Brief:
Please set down all the lines beneath this one exactly, without the pictures.
--- Dataset extract ---
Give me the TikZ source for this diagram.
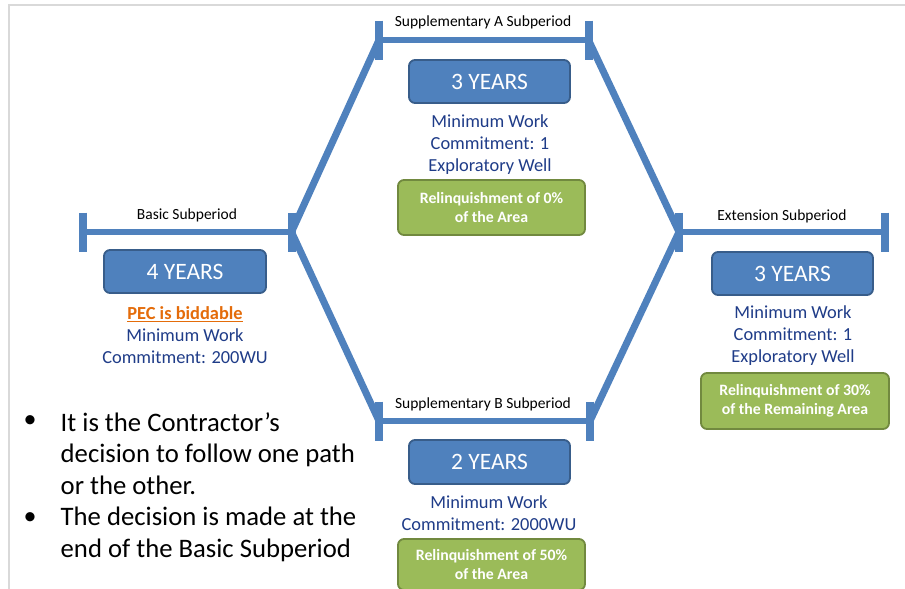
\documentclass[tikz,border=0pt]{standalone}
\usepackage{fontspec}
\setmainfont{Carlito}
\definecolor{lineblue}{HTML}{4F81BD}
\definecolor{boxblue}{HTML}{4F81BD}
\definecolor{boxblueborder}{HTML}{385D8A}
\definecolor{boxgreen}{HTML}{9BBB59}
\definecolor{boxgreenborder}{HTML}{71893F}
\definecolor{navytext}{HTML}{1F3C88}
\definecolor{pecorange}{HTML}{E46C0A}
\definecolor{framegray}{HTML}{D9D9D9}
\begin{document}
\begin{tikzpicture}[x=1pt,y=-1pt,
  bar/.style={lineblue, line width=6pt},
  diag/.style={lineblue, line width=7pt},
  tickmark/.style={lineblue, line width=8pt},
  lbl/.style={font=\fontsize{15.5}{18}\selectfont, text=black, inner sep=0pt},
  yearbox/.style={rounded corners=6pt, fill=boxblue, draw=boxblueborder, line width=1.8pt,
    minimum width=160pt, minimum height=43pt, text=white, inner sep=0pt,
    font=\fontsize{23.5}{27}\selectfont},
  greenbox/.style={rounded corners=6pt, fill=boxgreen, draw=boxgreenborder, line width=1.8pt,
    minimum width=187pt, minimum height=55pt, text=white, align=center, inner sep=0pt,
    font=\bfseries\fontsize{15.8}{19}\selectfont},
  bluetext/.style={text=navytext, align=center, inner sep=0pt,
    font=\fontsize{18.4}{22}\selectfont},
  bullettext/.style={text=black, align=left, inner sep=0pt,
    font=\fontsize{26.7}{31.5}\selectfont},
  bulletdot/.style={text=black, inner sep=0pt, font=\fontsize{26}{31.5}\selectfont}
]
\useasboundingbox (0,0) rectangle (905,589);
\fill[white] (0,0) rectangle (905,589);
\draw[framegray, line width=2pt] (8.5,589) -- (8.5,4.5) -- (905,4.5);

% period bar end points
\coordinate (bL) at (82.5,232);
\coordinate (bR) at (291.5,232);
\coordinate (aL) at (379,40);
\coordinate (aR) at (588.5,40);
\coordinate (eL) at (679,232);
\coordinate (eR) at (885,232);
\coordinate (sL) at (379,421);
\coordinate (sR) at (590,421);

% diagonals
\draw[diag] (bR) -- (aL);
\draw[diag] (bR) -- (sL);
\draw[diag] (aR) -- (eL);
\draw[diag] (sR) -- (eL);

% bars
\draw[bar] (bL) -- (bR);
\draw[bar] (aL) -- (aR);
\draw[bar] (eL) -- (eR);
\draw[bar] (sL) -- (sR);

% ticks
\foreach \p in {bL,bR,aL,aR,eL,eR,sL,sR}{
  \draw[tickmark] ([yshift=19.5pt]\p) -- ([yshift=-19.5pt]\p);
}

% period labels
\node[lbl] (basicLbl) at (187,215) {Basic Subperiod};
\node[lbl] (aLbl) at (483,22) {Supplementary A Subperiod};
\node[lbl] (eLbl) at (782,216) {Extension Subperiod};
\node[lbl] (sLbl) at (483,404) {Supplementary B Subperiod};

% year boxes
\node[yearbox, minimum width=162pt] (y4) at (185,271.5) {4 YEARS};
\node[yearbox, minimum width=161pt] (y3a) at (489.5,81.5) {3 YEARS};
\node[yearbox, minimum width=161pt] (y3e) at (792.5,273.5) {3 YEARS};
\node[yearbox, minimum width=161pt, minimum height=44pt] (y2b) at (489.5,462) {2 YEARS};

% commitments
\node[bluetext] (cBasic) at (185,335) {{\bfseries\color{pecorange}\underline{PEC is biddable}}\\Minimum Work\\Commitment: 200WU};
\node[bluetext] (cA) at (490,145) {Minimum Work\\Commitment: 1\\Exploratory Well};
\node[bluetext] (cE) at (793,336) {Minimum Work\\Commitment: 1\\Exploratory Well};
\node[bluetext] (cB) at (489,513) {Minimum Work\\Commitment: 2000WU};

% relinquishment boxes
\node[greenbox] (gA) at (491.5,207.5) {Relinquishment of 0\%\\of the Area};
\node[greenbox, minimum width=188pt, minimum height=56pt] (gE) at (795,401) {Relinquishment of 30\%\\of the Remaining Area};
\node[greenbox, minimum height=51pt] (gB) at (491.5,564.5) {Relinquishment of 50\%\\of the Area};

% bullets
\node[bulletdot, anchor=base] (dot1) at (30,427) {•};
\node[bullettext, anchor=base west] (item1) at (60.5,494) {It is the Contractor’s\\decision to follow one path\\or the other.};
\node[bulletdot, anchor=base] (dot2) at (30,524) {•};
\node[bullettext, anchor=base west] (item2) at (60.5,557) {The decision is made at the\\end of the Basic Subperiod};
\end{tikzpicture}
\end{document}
---
Written reply:
Give me the TikZ source for this diagram.
\documentclass[tikz,border=0pt]{standalone}
\usepackage{fontspec}
\setmainfont{Carlito}
\definecolor{lineblue}{HTML}{4F81BD}
\definecolor{boxblue}{HTML}{4F81BD}
\definecolor{boxblueborder}{HTML}{385D8A}
\definecolor{boxgreen}{HTML}{9BBB59}
\definecolor{boxgreenborder}{HTML}{71893F}
\definecolor{navytext}{HTML}{1F3C88}
\definecolor{pecorange}{HTML}{E46C0A}
\definecolor{framegray}{HTML}{D9D9D9}
\begin{document}
\begin{tikzpicture}[x=1pt,y=-1pt,
  bar/.style={lineblue, line width=6pt},
  diag/.style={lineblue, line width=7pt},
  tickmark/.style={lineblue, line width=8pt},
  lbl/.style={font=\fontsize{15.5}{18}\selectfont, text=black, inner sep=0pt},
  yearbox/.style={rounded corners=6pt, fill=boxblue, draw=boxblueborder, line width=1.8pt,
    minimum width=160pt, minimum height=43pt, text=white, inner sep=0pt,
    font=\fontsize{23.5}{27}\selectfont},
  greenbox/.style={rounded corners=6pt, fill=boxgreen, draw=boxgreenborder, line width=1.8pt,
    minimum width=187pt, minimum height=55pt, text=white, align=center, inner sep=0pt,
    font=\bfseries\fontsize{15.8}{19}\selectfont},
  bluetext/.style={text=navytext, align=center, inner sep=0pt,
    font=\fontsize{18.4}{22}\selectfont},
  bullettext/.style={text=black, align=left, inner sep=0pt,
    font=\fontsize{26.7}{31.5}\selectfont},
  bulletdot/.style={text=black, inner sep=0pt, font=\fontsize{26}{31.5}\selectfont}
]
\useasboundingbox (0,0) rectangle (905,589);
\fill[white] (0,0) rectangle (905,589);
\draw[framegray, line width=2pt] (8.5,589) -- (8.5,4.5) -- (905,4.5);

% period bar end points
\coordinate (bL) at (82.5,232);
\coordinate (bR) at (291.5,232);
\coordinate (aL) at (379,40);
\coordinate (aR) at (588.5,40);
\coordinate (eL) at (679,232);
\coordinate (eR) at (885,232);
\coordinate (sL) at (379,421);
\coordinate (sR) at (590,421);

% diagonals
\draw[diag] (bR) -- (aL);
\draw[diag] (bR) -- (sL);
\draw[diag] (aR) -- (eL);
\draw[diag] (sR) -- (eL);

% bars
\draw[bar] (bL) -- (bR);
\draw[bar] (aL) -- (aR);
\draw[bar] (eL) -- (eR);
\draw[bar] (sL) -- (sR);

% ticks
\foreach \p in {bL,bR,aL,aR,eL,eR,sL,sR}{
  \draw[tickmark] ([yshift=19.5pt]\p) -- ([yshift=-19.5pt]\p);
}

% period labels
\node[lbl] (basicLbl) at (187,215) {Basic Subperiod};
\node[lbl] (aLbl) at (483,22) {Supplementary A Subperiod};
\node[lbl] (eLbl) at (782,216) {Extension Subperiod};
\node[lbl] (sLbl) at (483,404) {Supplementary B Subperiod};

% year boxes
\node[yearbox, minimum width=162pt] (y4) at (185,271.5) {4 YEARS};
\node[yearbox, minimum width=161pt] (y3a) at (489.5,81.5) {3 YEARS};
\node[yearbox, minimum width=161pt] (y3e) at (792.5,273.5) {3 YEARS};
\node[yearbox, minimum width=161pt, minimum height=44pt] (y2b) at (489.5,462) {2 YEARS};

% commitments
\node[bluetext] (cBasic) at (185,335) {{\bfseries\color{pecorange}\underline{PEC is biddable}}\\Minimum Work\\Commitment: 200WU};
\node[bluetext] (cA) at (490,145) {Minimum Work\\Commitment: 1\\Exploratory Well};
\node[bluetext] (cE) at (793,336) {Minimum Work\\Commitment: 1\\Exploratory Well};
\node[bluetext] (cB) at (489,513) {Minimum Work\\Commitment: 2000WU};

% relinquishment boxes
\node[greenbox] (gA) at (491.5,207.5) {Relinquishment of 0\%\\of the Area};
\node[greenbox, minimum width=188pt, minimum height=56pt] (gE) at (795,401) {Relinquishment of 30\%\\of the Remaining Area};
\node[greenbox, minimum height=51pt] (gB) at (491.5,564.5) {Relinquishment of 50\%\\of the Area};

% bullets
\node[bulletdot, anchor=base] (dot1) at (30,427) {•};
\node[bullettext, anchor=base west] (item1) at (60.5,494) {It is the Contractor’s\\decision to follow one path\\or the other.};
\node[bulletdot, anchor=base] (dot2) at (30,524) {•};
\node[bullettext, anchor=base west] (item2) at (60.5,557) {The decision is made at the\\end of the Basic Subperiod};
\end{tikzpicture}
\end{document}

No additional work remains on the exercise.